Jikeli zitiert ein altes Kriegstagebuch, das das Geschichtsbild lange Jahre geprägt hat: „Niehl im Krieg 1939 bis 1945“ von Johann Lemper. Der Bürgerverein hat es in den 50er Jahren herausgebracht, viele Niehler Familien besitzen es. Jetzt gibt es das Tagebuch auch auf CD. „Lempers Wahrnehmung hat sich von Kriegsbegeisterung zu Skepsis geändert“, bricht der Neu-Niehler Jikeli, der 1978 zugezogen ist, eine diplomatische Lanze für den Verfasser. „Das Buch muss aus der Zeit heraus verstanden werden“, sagt er und fordert eine Neuauflage, angereichert mit neuen Erkenntnissen. „Nach 60 Jahren ist es höchste Zeit, etwa das Leben der Zwangsarbeiter und das jüdische Leben in Niehl aufzuarbeiten.“

Da nickt sogar Engelbert Weber, der im Vorfeld der Veranstaltung jedem angeboten hat, das Archiv des Bürgervereins zu nutzen.

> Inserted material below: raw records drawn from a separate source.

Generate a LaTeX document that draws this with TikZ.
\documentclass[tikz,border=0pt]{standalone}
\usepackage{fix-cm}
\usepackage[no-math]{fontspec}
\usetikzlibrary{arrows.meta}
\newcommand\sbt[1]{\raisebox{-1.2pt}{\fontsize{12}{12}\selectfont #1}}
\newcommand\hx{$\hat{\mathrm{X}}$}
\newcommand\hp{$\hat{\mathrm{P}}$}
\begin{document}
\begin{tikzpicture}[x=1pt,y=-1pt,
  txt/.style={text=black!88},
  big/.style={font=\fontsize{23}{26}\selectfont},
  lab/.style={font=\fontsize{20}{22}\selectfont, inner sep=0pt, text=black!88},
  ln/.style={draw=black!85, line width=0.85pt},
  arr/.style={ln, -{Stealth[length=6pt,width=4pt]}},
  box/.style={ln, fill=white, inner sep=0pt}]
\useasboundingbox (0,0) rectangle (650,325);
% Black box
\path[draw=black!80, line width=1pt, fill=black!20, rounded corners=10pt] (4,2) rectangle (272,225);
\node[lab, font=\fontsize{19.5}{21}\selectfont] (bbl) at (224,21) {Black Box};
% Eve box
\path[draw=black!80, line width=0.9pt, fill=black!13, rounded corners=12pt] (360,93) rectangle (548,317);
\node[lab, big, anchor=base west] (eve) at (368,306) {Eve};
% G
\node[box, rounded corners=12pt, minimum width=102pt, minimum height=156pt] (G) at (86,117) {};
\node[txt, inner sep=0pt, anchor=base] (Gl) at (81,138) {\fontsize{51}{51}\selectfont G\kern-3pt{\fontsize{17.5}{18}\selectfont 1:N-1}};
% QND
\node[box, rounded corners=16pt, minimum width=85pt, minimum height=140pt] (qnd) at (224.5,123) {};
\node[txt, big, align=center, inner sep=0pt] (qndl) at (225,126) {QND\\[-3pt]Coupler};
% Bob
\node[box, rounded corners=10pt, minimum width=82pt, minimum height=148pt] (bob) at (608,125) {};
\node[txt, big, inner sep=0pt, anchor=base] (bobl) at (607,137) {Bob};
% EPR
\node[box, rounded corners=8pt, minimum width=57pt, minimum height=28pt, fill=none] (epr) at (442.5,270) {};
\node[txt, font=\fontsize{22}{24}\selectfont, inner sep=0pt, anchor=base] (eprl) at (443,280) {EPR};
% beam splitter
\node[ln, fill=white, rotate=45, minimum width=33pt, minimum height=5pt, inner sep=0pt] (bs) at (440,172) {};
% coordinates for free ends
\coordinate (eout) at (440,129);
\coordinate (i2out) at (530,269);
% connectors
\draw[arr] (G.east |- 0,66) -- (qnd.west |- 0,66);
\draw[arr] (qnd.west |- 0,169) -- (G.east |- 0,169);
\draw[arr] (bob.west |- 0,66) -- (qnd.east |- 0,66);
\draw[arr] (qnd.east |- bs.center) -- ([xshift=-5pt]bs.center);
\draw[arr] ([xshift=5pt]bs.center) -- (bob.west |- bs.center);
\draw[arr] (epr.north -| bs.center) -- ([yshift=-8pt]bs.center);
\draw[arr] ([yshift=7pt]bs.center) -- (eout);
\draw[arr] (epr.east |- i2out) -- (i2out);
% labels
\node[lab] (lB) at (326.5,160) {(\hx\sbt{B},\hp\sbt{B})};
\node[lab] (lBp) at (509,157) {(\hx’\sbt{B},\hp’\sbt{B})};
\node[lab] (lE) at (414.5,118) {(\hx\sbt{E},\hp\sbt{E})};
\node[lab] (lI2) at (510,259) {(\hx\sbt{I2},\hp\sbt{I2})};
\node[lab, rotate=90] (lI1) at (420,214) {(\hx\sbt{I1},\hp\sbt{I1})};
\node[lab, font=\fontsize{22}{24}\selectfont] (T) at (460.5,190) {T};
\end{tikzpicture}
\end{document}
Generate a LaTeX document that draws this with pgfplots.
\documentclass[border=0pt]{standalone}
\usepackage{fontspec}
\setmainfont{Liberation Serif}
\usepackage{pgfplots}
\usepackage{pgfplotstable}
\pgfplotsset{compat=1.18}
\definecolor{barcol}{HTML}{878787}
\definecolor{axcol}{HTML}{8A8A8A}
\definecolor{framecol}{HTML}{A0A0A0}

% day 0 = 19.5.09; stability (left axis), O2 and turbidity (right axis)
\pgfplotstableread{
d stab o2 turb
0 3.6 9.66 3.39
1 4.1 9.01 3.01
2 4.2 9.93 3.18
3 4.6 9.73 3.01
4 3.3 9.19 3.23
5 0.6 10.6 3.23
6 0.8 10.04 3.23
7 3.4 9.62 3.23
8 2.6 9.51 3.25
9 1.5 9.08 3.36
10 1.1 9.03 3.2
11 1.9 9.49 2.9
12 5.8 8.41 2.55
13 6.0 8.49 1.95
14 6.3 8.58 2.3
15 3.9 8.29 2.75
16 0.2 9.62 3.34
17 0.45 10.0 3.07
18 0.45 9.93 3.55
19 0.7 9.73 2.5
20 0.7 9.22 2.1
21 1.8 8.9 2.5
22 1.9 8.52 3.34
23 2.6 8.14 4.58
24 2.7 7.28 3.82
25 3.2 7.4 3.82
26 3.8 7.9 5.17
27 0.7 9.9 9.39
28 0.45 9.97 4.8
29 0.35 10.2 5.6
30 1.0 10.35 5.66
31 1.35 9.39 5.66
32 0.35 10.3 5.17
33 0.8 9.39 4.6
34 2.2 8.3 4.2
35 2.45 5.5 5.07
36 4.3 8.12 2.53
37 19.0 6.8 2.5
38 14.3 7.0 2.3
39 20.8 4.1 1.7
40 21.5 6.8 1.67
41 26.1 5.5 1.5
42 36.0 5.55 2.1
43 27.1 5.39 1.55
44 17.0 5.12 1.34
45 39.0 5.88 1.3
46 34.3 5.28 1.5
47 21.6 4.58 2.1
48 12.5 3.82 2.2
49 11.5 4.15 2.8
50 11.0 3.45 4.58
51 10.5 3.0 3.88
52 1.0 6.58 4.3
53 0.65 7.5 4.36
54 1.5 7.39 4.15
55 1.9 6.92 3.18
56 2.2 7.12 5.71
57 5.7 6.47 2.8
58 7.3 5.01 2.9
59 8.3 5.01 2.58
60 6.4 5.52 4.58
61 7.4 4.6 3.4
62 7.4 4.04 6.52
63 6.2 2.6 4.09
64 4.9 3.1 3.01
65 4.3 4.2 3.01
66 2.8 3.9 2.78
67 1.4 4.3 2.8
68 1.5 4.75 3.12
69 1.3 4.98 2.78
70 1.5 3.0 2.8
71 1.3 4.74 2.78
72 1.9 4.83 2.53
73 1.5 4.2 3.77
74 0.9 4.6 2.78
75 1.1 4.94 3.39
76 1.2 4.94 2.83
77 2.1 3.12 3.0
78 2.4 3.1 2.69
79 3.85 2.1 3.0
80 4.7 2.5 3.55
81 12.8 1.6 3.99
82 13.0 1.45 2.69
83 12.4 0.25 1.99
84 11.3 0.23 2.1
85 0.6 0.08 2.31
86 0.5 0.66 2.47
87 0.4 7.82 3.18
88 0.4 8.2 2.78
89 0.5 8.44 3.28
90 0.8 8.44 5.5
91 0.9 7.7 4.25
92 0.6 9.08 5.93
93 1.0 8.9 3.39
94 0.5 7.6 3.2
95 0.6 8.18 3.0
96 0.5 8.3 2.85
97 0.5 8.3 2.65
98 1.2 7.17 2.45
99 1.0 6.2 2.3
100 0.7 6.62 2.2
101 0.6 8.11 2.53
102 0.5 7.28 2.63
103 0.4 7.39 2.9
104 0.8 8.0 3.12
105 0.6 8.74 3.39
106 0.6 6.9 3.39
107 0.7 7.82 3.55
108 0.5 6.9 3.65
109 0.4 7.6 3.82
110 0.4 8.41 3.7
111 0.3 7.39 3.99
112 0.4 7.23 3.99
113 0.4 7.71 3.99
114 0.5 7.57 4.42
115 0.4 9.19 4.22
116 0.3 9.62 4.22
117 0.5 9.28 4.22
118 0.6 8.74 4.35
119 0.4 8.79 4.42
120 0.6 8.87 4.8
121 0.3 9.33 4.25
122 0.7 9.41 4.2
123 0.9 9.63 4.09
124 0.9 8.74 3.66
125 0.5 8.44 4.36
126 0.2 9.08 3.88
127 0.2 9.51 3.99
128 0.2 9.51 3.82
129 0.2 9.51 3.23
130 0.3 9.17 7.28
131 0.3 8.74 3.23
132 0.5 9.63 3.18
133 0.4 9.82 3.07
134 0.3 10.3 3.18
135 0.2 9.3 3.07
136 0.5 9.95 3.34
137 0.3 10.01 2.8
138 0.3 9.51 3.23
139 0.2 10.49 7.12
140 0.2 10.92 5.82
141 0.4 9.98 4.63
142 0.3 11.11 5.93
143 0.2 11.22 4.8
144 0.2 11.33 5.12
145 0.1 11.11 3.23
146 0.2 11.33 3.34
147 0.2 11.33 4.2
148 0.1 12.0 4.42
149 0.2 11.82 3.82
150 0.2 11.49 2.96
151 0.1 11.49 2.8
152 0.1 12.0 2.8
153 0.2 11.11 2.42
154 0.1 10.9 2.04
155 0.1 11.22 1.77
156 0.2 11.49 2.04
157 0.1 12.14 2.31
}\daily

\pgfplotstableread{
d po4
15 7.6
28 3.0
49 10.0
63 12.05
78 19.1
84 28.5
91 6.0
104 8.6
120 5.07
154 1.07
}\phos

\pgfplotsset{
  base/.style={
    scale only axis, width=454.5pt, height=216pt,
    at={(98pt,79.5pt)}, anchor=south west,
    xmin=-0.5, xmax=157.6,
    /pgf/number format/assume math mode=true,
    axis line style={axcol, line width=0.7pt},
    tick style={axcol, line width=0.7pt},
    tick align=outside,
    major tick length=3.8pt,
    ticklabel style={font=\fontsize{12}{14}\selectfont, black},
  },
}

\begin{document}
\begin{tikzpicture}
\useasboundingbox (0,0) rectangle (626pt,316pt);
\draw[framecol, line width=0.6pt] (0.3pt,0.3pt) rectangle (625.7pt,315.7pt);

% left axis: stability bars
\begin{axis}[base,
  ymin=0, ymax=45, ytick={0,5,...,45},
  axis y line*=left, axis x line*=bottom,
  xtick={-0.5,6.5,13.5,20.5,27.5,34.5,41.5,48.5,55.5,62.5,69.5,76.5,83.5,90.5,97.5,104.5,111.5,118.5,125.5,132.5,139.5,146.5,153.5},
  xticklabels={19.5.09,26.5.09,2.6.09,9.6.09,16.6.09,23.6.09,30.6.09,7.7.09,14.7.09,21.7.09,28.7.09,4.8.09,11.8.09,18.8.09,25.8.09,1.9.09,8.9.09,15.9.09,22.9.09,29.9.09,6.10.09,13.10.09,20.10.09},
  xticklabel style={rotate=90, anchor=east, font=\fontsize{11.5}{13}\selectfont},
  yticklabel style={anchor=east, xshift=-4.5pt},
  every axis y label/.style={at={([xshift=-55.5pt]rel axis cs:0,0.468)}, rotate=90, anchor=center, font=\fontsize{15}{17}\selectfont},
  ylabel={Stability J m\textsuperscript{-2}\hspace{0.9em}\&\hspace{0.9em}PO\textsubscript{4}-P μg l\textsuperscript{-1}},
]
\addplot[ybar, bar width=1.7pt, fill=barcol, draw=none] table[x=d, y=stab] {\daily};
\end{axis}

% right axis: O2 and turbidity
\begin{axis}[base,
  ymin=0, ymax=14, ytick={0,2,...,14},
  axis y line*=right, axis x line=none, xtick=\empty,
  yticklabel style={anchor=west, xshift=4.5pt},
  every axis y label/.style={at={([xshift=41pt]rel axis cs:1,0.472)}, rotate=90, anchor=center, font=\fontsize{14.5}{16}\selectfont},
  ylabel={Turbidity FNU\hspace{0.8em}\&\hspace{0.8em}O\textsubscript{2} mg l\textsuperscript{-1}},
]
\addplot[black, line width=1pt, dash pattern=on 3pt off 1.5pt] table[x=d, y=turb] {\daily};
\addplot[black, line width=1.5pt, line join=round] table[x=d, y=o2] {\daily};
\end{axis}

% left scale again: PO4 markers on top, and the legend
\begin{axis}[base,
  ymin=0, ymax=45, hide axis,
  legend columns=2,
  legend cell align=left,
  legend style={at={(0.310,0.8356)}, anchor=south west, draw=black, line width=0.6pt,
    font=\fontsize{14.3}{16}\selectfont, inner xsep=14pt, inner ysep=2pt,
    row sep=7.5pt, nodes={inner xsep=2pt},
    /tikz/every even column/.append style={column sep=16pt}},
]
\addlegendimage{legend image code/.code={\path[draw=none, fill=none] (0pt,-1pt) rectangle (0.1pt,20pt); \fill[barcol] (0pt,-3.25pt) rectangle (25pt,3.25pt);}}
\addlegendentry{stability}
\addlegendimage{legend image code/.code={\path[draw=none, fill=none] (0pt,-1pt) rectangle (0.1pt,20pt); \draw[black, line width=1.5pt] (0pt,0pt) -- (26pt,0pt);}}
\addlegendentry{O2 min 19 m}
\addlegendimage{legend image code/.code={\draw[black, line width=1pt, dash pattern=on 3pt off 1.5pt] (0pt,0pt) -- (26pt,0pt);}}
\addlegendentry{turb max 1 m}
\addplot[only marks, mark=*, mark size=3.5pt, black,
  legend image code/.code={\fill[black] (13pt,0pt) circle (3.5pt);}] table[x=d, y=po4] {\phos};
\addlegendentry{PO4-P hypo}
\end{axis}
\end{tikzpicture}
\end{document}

Tausende Dokumente und Objekte sollen sich dort befinden. Vielleicht auch etwas über die vergessene Geschichte der Schuhfabrik Rollmann & Meyer, die im Jahr 1923 mit 850 Beschäftigten der größte Arbeitgeber in Niehl war und deren jüdische Besitzer enteignet wurden.